## PROVIDED MATERIAL
·····

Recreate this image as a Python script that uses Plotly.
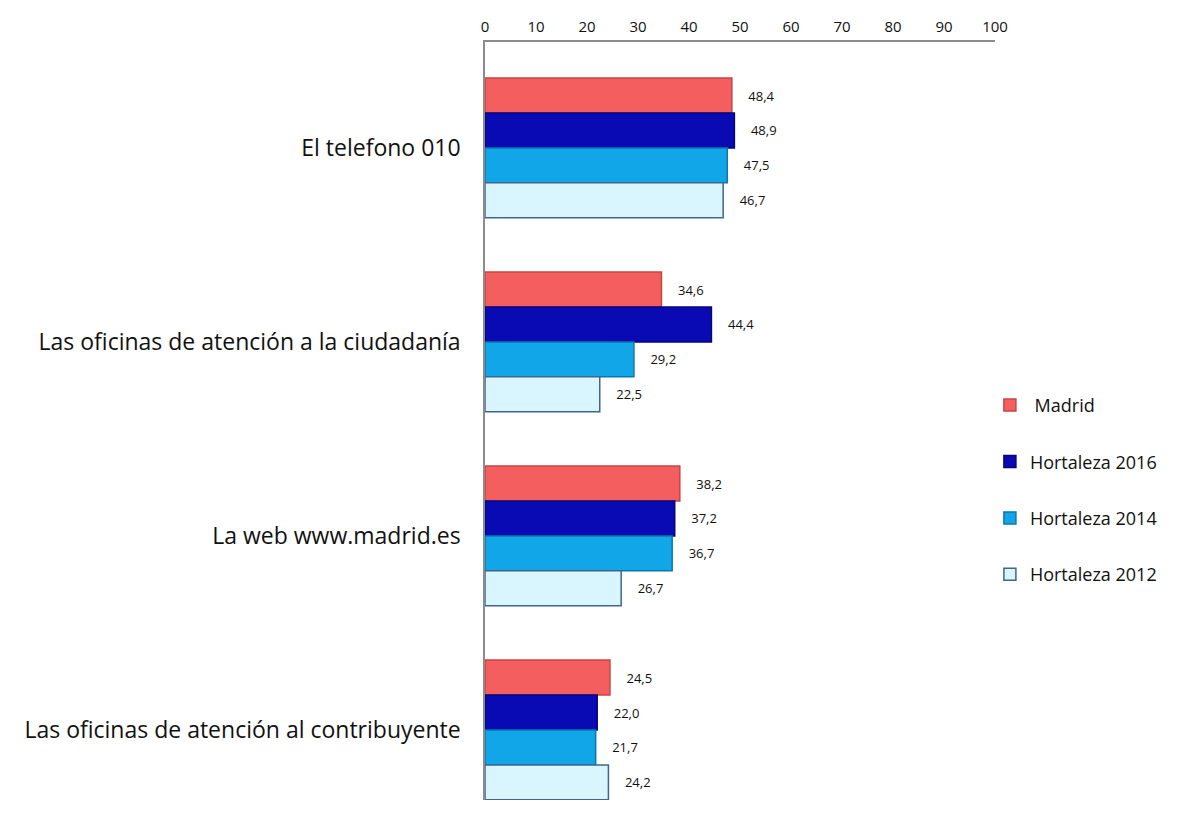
import plotly.graph_objects as go

categories = ["El telefono 010", "Las oficinas de atención a la ciudadanía",
              "La web www.madrid.es", "Las oficinas de atención al contribuyente"]
series_names = [" Madrid", "Hortaleza 2016", "Hortaleza 2014", "Hortaleza 2012"]
madrid = [48.4, 34.6, 38.2, 24.5]
hort2016 = [48.9, 44.4, 37.2, 22.0]
hort2014 = [47.5, 29.2, 36.7, 21.7]
hort2012 = [46.7, 22.5, 26.7, 24.2]
x_ticks = [0, 10, 20, 30, 40, 50, 60, 70, 80, 90, 100]

all_values = [madrid, hort2016, hort2014, hort2012]
fills = ["#F45E5E", "#0A0AB4", "#11A6E8", "#D9F5FD"]
lines = ["#C84444", "#06067A", "#0A78B0", "#3F6590"]

ypos = list(range(len(categories)))
fig = go.Figure()
for i, (name, vals) in enumerate(zip(series_names, all_values)):
    fig.add_trace(go.Bar(
        y=ypos, x=vals, orientation="h", name=name,
        marker=dict(color=fills[i], line=dict(color=lines[i], width=1.5)),
        legendgroup=name,
        text=[f"{v:.1f}".replace(".", ",") for v in vals],
        textposition="outside",
        texttemplate="    %{text}",
        textfont=dict(family="Open Sans", size=13, color="#111111"),
        cliponaxis=False,
    ))

fig.update_layout(
    width=1178, height=829,
    margin=dict(l=477, r=191, t=34, b=37, autoexpand=False),
    paper_bgcolor="white", plot_bgcolor="white",
    barmode="group", bargap=0.28, bargroupgap=0,
    font=dict(family="Open Sans", color="#111111"),
    xaxis=dict(side="top", range=[0, 100], tickvals=x_ticks, showgrid=False,
               zeroline=False, showline=True, linecolor="#8C8C8C", linewidth=1.5,
               ticks="", tickfont=dict(size=15), ticklabelstandoff=2, automargin=False),
    yaxis=dict(range=[3.361, -0.546], tickvals=ypos, ticktext=categories,
               showgrid=False, zeroline=False, showline=True, linecolor="#8C8C8C",
               linewidth=1.5, ticks="", tickfont=dict(size=23), ticklabelstandoff=18,
               automargin=False),
    legend=dict(x=0.99, y=0.545, xanchor="left", yanchor="top",
                font=dict(size=18), tracegroupgap=30, traceorder="grouped",
                itemwidth=30),
    showlegend=True,
)

fig.write_html("out.html")
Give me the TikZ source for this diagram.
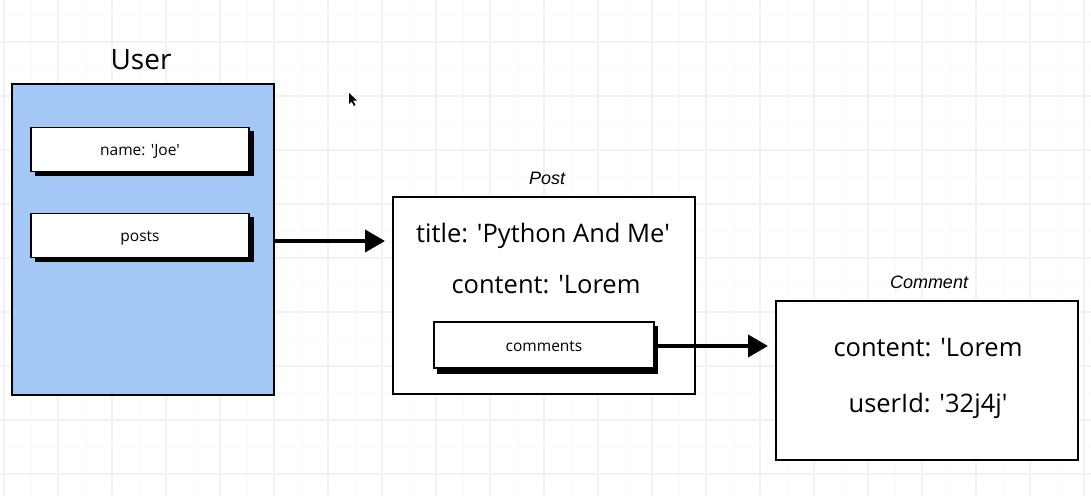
\documentclass[tikz,border=0pt]{standalone}
\usepackage{fontspec}
\setmainfont{Open Sans}[Ligatures=TeXOff]
\newfontfamily\labelfont{Liberation Sans}
\usetikzlibrary{arrows.meta}
\definecolor{userblue}{HTML}{A4C8F5}
\definecolor{gridmajor}{HTML}{F1F1F1}
\definecolor{gridminor}{HTML}{F8F8F8}
\tikzset{
  entity/.style={draw=black, line width=2.5pt, fill=white},
  fieldbox/.style={draw=black, line width=1.6pt, fill=white, minimum height=44pt,
    text height=13pt, text depth=1pt, font=\fontsize{15.5}{18}\selectfont},
  shadowbox/.style={fill=black},
  bigtext/.style={font=\fontsize{25.5}{28}\selectfont},
  caption/.style={font=\labelfont\itshape\fontsize{18}{21}\selectfont},
  linkarrow/.style={line width=4pt, -{Triangle[length=20pt,width=22pt]}},
}
\begin{document}
\begin{tikzpicture}[x=1pt,y=-1pt]
\useasboundingbox (0,0) rectangle (1091,495);
% grid
\foreach \i in {0,...,40} {
  \draw[gridminor, line width=1pt] ({-23+54*\i},0) -- ({-23+54*\i},495);
  \draw[gridmajor, line width=1.5pt] ({4+54*\i},0) -- ({4+54*\i},495);
}
\foreach \j in {0,...,10} {
  \draw[gridminor, line width=1pt] (0,{15+54*\j}) -- (1091,{15+54*\j});
  \draw[gridmajor, line width=1.5pt] (0,{42+54*\j}) -- (1091,{42+54*\j});
}
% User
\node[font=\fontsize{28}{32}\selectfont] (userlbl) at (141,60) {User};
\draw[entity, fill=userblue] (12,84) rectangle (274,395);
\coordinate (userright) at (274,241);
\fill[shadowbox] (35,131) rectangle (254,176);
\node[fieldbox, minimum width=218pt] (name) at (140,149.5) {name: 'Joe'};
\fill[shadowbox] (35,217) rectangle (254,262);
\node[fieldbox, minimum width=218pt] (posts) at (140,235.5) {posts};
% Post
\node[caption] (postlbl) at (547,178) {Post};
\draw[entity] (393,197) rectangle (695,394);
\coordinate (postleft) at (393,241);
\node[bigtext] (ptitle) at (543,236) {title: 'Python And Me'};
\node[bigtext] (pcontent) at (546,285) {content: 'Lorem};
\fill[shadowbox] (437,326) rectangle (658,374);
\node[fieldbox, minimum width=220pt, minimum height=46pt] (comments) at (544,345) {comments};
% Comment
\node[caption] (commentlbl) at (929,282) {Comment};
\draw[entity] (776,301) rectangle (1078,460);
\coordinate (commentleft) at (776,346);
\node[bigtext] (ccontent) at (928,348) {content: 'Lorem};
\node[bigtext] (cuser) at (928,406) {userId: '32j4j'};
% arrows
\draw[linkarrow] (userright) -- ([xshift=-8pt]postleft);
\draw[linkarrow] ([xshift=2pt]comments.east |- commentleft) -- ([xshift=-8pt]commentleft);
% cursor
\fill[black] (349,93) -- (349,104) -- (351.5,101.5) -- (354,106) -- (355.5,105) -- (353,100.5) -- (357,100.5) -- cycle;
\end{tikzpicture}
\end{document}
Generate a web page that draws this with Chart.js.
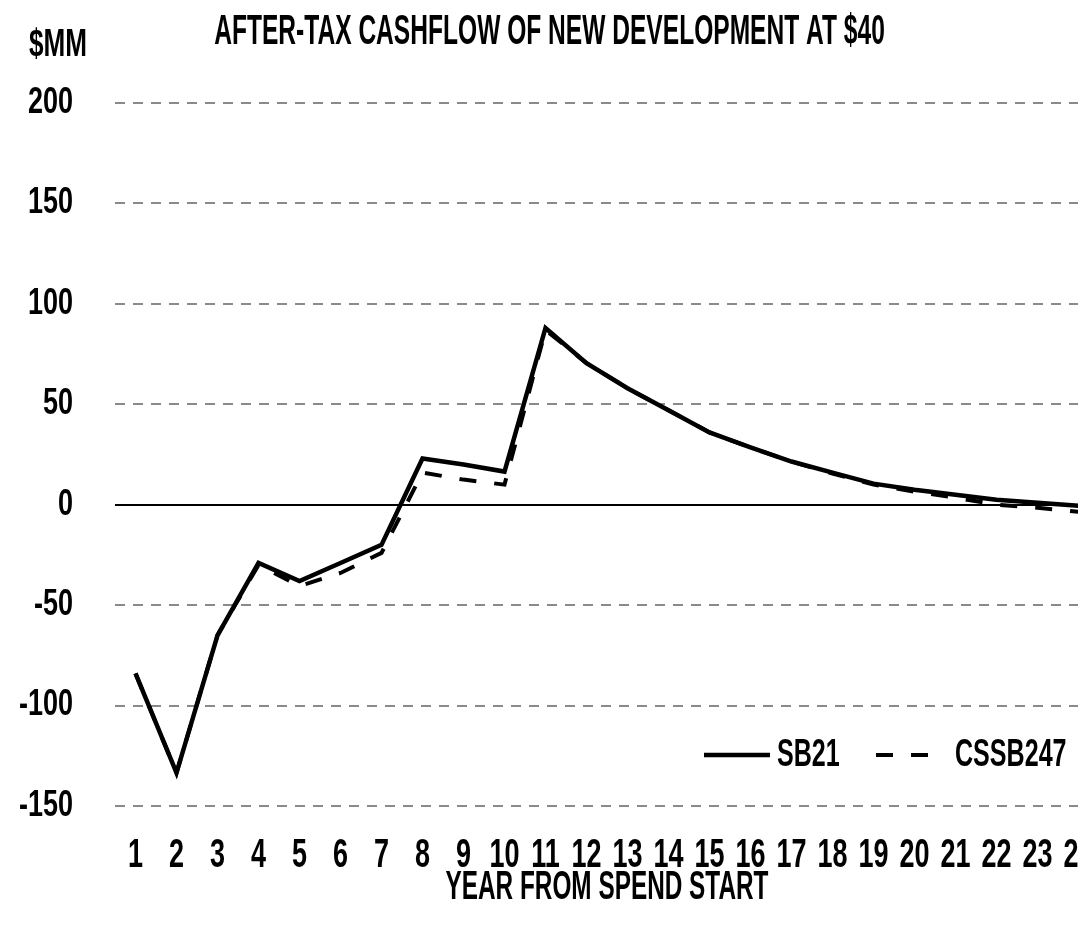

·····

Figure out how many lines above include the string "Python", then report that number and nothing else.

## WORKED SOLUTION
2